In a similar manner, Barisan Nasional (BN) also strives to avoid a Malaysian "political cliff."
If US President Barack Obama is unable to strike an accord with Congress by year-end, when the US government's tax reduction scheme will expire and when the deficit-cutting mechanism will be initiated, fiscal expenses will experience a sudden crunch, sending the US economy down the fiscal cliff.
In the Malaysian context, if the coming general election is not able to produce a strong government, the new administration will be a lame-duck regime that will likely send the nation sliding down the political cliff with it.
There are a total of 222 seats in the Parliament. Either BN or Pakatan Rakyat will need to win at least 112 seats to form the government. But to form a really stable government, the winning coalition must clinch at least 132 seats to be safe from possible ship-jumping of elected reps. A 111-111 situation will constitute the worst-case scenario.
As such, BN not only must win the election, it must win big,or the political cliff could become a reality any time soon.
In the 2008 general election, BN won a total of 140 seats. Then, it was rumoured that some 30 members of the Parliament would hop over to the opposition pact to effectuate a change of regime.
Having helmed the government for more than three years now, Najib has strived to reverse the flow of ballots and has succeeded to some extent. But how many seats will BN win this time round?
The National Professors Council vice chairman cum National University of Malaysia chief professor Shamsul Amri Baharuddin predicted during a recent media interview that BN could only claim 120 safe seats and 24 grey seats while Pakatan's sure-win seats number 70.
There are reasons for Professor Shamsul to come up with such a projection.

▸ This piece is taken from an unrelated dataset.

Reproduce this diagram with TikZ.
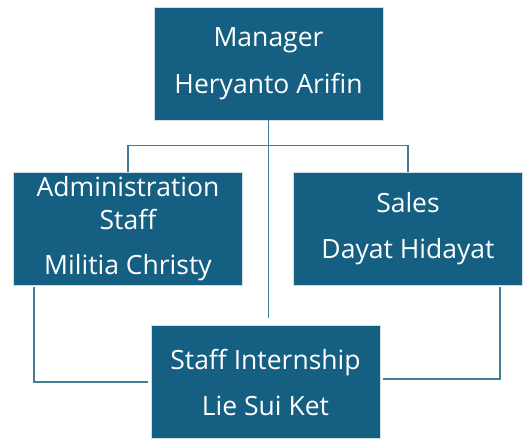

If Malay and Indian votes have now flown back to BN as widely reported, then why should Najib hold back the dissolution of Parliament to pave way for general election?
The key lies with his lack of confidence.
It won't be enough to win only 120 seats. A government securing only 120 seats in the Parliament is by no means stable. As such, the current Umno general assembly should serve as the final opportunity for the party to sweep more ballots by boosting the morale of its 3 million-strong members nationwide.
The result? Umno leaders are toning up their speeches. Nevertheless, compared to the speech by Wanita chairman Shahrizat, the speeches of Muhyiddin and Khairy have been relatively mild.
Muhyiddin has warned that political turmoil and a repetition of the May 13 incident could ensue if Umno were to lose the election.
Something raised by Shahrizat warrants some contemplation. She says Umno is gradually losing the support of the Malays.
Why should the Malays shy away from Umno if Najib's transformation programme is that effective?
Often when Najib pushes ahead his "1Malaysia" idea, the same has not received positive responses from other Umno leaders, leading non-Malays to believe that Umno has not changed at all.
Moreover, as the administrator of the federal government, naturally BN will need to face more supervisions and demands from the rakyat than Pakatan-controlled state governments. And what Umno leaders have done so far is not enough to offset the lapses they have previously committed.
Umno needs a real transformation in order to stay relevant in modern Malaysian politics.